» **Data section**
»»

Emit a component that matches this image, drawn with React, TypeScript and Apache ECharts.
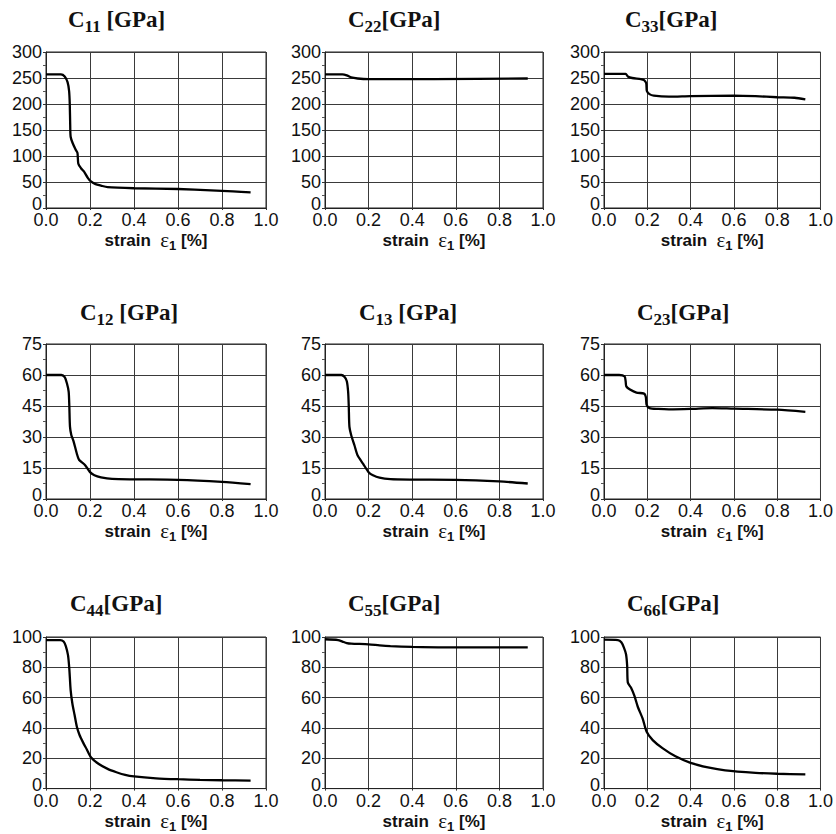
import React, { useEffect, useRef } from "react";
import * as echarts from "echarts";

// strain [%] vs stiffness component [GPa]
const c11: number[][] = [[0,257],[0.068,257],[0.085,253],[0.098,242],[0.105,225],[0.108,200],[0.11,160],[0.112,137],[0.121,125],[0.135,112],[0.143,106],[0.147,85],[0.16,76],[0.173,70],[0.19,58],[0.204,51],[0.225,46],[0.25,43],[0.28,40],[0.4,38],[0.6,36.5],[0.75,34],[0.85,32],[0.93,30]];
const c22: number[][] = [[0,257],[0.08,257],[0.1,255],[0.12,251],[0.15,249],[0.2,248],[0.5,248],[0.93,249]];
const c33: number[][] = [[0,258],[0.1,258],[0.11,253],[0.13,250],[0.17,248],[0.185,246],[0.195,240],[0.198,225],[0.21,219],[0.23,216],[0.3,214],[0.4,215],[0.6,216],[0.7,215],[0.8,213],[0.88,212],[0.93,209]];
const c12: number[][] = [[0,60],[0.07,60],[0.085,59],[0.095,56],[0.103,52],[0.106,45],[0.109,35],[0.115,31],[0.125,28],[0.14,22],[0.15,19],[0.177,16.5],[0.2,13],[0.22,11.5],[0.25,10.5],[0.3,9.7],[0.4,9.5],[0.6,9.3],[0.8,8.3],[0.93,7.2]];
const c13: number[][] = [[0,60],[0.075,60],[0.09,59],[0.1,57],[0.106,52],[0.109,45],[0.112,35],[0.12,31],[0.135,26],[0.15,21],[0.175,17],[0.2,13],[0.22,11.5],[0.25,10.3],[0.3,9.6],[0.4,9.4],[0.6,9.3],[0.8,8.5],[0.93,7.5]];
const c23: number[][] = [[0,60],[0.07,60],[0.095,59.3],[0.1,57],[0.103,54.5],[0.12,53],[0.15,51.5],[0.185,51],[0.193,49.5],[0.197,45.5],[0.21,44],[0.25,43.6],[0.3,43.4],[0.4,43.6],[0.5,44],[0.6,43.7],[0.8,43.2],[0.93,42.2]];
const c44: number[][] = [[0,98],[0.065,98],[0.08,97],[0.09,94],[0.1,88],[0.106,79],[0.112,65],[0.12,56],[0.13,48.5],[0.14,41],[0.152,35.5],[0.17,30],[0.185,26],[0.205,20.5],[0.24,16.2],[0.28,13],[0.32,10.8],[0.36,9],[0.4,8],[0.5,6.8],[0.6,6.2],[0.7,5.8],[0.8,5.5],[0.93,5.3]];
const c55: number[][] = [[0,98.5],[0.06,98],[0.08,97],[0.1,96],[0.12,95.6],[0.2,95.2],[0.25,94.5],[0.3,94],[0.4,93.5],[0.55,93.2],[0.93,93.2]];
const c66: number[][] = [[0,98.3],[0.064,98],[0.08,96.5],[0.092,93],[0.102,88.5],[0.107,81],[0.11,70],[0.125,66.5],[0.141,61],[0.156,54],[0.179,46],[0.197,37.5],[0.225,32],[0.27,26.7],[0.33,21.3],[0.4,17],[0.48,14],[0.56,12],[0.7,10.4],[0.8,9.8],[0.93,9.4]];

const subscripts = ["11", "22", "33", "12", "13", "23", "44", "55", "66"];
const titleGaps = [" ", "", "", " ", " ", "", "", "", ""];
const seriesData = [c11, c22, c33, c12, c13, c23, c44, c55, c66];
const yMaxByRow = [300, 75, 100];
const yStepByRow = [50, 15, 20];
const xMin = 0;
const xMax = 1.0;
const xStep = 0.2;

// layout
const colLeft = [46, 325, 604];
const colWidth = [220, 218, 218];
const rowTop = [52, 344, 637];
const rowHeight = [156, 155, 155];
const titleLeft = [[68, 348, 625], [80, 359, 637], [70, 348, 627]];
const titleTop = [3, 296, 587];

const SANS = "'Liberation Sans', Arial, sans-serif";
const SERIF = "'Liberation Serif', 'Times New Roman', serif";

export default function App() {
  const ref = useRef<HTMLDivElement>(null);
  useEffect(() => {
    if (!ref.current) return;
    const chart = echarts.init(ref.current, undefined, { renderer: "svg" });
    const grids: any[] = [];
    const xAxes: any[] = [];
    const yAxes: any[] = [];
    const series: any[] = [];
    const titles: any[] = [];
    for (let i = 0; i < 9; i++) {
      const r = Math.floor(i / 3);
      const c = i % 3;
      grids.push({
        left: colLeft[c],
        top: rowTop[r],
        width: colWidth[c],
        height: rowHeight[r],
        show: true,
        borderColor: "#222",
        borderWidth: 1,
        backgroundColor: "transparent",
      });
      xAxes.push({
        type: "value",
        gridIndex: i,
        min: xMin,
        max: xMax,
        interval: xStep,
        axisLine: { show: true, lineStyle: { color: "#222", width: 1 } },
        axisTick: { show: true, length: 2, lineStyle: { color: "#333" } },
        splitLine: { show: true, lineStyle: { color: "#3a3a3a", width: 1 } },
        axisLabel: {
          formatter: (v: number) => v.toFixed(1),
          fontSize: 18,
          fontFamily: SANS,
          color: "#111",
          margin: 3,
        },
        name: "{b|strain}{b|  }{e|ε}{s|1}{b| [%]}",
        nameLocation: "middle",
        nameGap: 12,
        nameTextStyle: {
          rich: {
            b: { fontSize: 17, fontWeight: "bold", fontFamily: SANS, color: "#111", lineHeight: 24 },
            e: { fontSize: 21, fontFamily: SERIF, color: "#111", lineHeight: 24 },
            s: { fontSize: 13, fontWeight: "bold", fontFamily: SANS, color: "#111", lineHeight: 12, verticalAlign: "bottom" },
          },
        },
      });
      yAxes.push({
        type: "value",
        gridIndex: i,
        min: 0,
        max: yMaxByRow[r],
        interval: yStepByRow[r],
        axisLine: { show: true, lineStyle: { color: "#222", width: 1 } },
        axisTick: { show: true, length: 3, lineStyle: { color: "#333" } },
        minorTick: { show: true, splitNumber: 2, length: 3, lineStyle: { color: "#555" } },
        splitLine: { show: true, lineStyle: { color: "#3a3a3a", width: 1 } },
        axisLabel: {
          fontSize: 18,
          fontFamily: SANS,
          color: "#111",
          margin: 4,
          formatter: (v: number) => (v === 0 ? "{z|0}" : String(v)),
          rich: {
            z: { fontSize: 18, fontFamily: SANS, color: "#111", padding: [0, 0, 8, 0] },
          },
        },
      });
      series.push({
        type: "line",
        xAxisIndex: i,
        yAxisIndex: i,
        data: seriesData[i],
        showSymbol: false,
        smooth: 0.25,
        lineStyle: { color: "#000", width: 2.3 },
      });
      titles.push({
        text: `{c|C}{s|${subscripts[i]}}{c|${titleGaps[i]}[GPa]}`,
        left: titleLeft[r][c],
        top: titleTop[r],
        padding: 0,
        textStyle: {
          rich: {
            c: { fontSize: 23, fontWeight: "bold", fontFamily: SERIF, color: "#111", lineHeight: 32 },
            s: { fontSize: 17, fontWeight: "bold", fontFamily: SERIF, color: "#111", lineHeight: 17, verticalAlign: "bottom" },
          },
        },
      });
    }
    chart.setOption({
      animation: false,
      backgroundColor: "#fff",
      title: titles,
      grid: grids,
      xAxis: xAxes,
      yAxis: yAxes,
      series,
    });
    return () => chart.dispose();
  }, []);
  return (
    <div
      ref={ref}
      style={{ position: "absolute", left: 0, top: 0, width: 836, height: 834, background: "#fff" }}
    />
  );
}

««

» **Work instructions**
Only the lines from the top of the data through the line with "import * as" should be quoted, exactly and with both ends kept; skip the pictures.

» **Problem solution**
Emit a component that matches this image, drawn with React, TypeScript and Apache ECharts.
import React, { useEffect, useRef } from "react";
import * as echarts from "echarts";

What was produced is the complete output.